The only thing that saved this dreck from the rare distinction of a one-star review was my ability to focus on making out the quaint Ontario small-town locations in which this holiday heist and ‘the dangers of low IQs and you’ public service announcement were filmed.

“Hey,” I thought to myself while Dana Carvey’s brain-damaged character nearly slammed his car into a mounted police man and his horse, “that’s the Prince of Wales Hotel where Miss_Tree, my favourite teenager, and I had high tea this summer.”

“Isn’t that the diner we had donuts and coffee during the Shaw Festival?” and so on.

I was able to squint and focus on Ontario. And that deadened some of the misery. Not all of it, unfortunately.

I don’t want to drag this review out more than I have to, this movie already robbed me of precious holiday hours where I could be napping or playing Far Cry 4. So here goes…

This is a movie about some idiot brothers from New York who like stealing things. Cage’s character, Bill, is trying to go straight with a day job. Lovitz is a compulsive liar by the name of Dave who wants to rob places and lie and speak sarcastically. Carvey’s character is a twitching, ambulatory brain stem named Alvin whose single-celled, protozoan motivation is to cram other people’s belongings into his pockets. They go to a small town named Paradise for some reason at Christmas.

Mr. Renders speculated that Dana Carvey based his voice on Bob Dylan on nitrous oxide. I read that Carvey reported he based his “performance” on a young Mickey Rourke. I will simply say to understand Carvey in this film you need only imagine the most irritating person you’ve ever encountered in your entire life and then multiply that irritation by 452.

There were several promising moments during the film where I though Carvey’s character might die …only to be crushed and disappointed when the fictional small-town folk (who make these career criminals believe in the spirit of Christmas and human kindness something, something) save the whiny, intolerable cretin’s life.

When the ice water in Carvey’s lungs whooshed out after rustic CPR in front of a roaring holiday fire, I thought, “dear god, he’s going to be able to speak again.”

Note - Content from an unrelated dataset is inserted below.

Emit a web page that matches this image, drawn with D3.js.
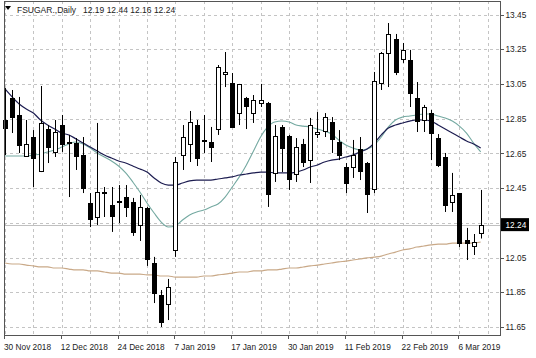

Nicolas Cage was also eye-wateringly awful but not to the level where I wanted him to die. I just wanted him to quietly walk away and maybe take a nap. Jon Lovitz was just sort of there – staring the 1,000-metre stare into the abyss.

Trapped is, of course, the operative word here. I’d feel sorry for everyone involved except I watched this thing to the bitter end, well, over dishes in the sink. When I become more fascinated by scrubbing turkey pans than watching a movie, well, you know the movie isn’t worthy anyone’s time.

Give this rancid holiday chestnut a pass.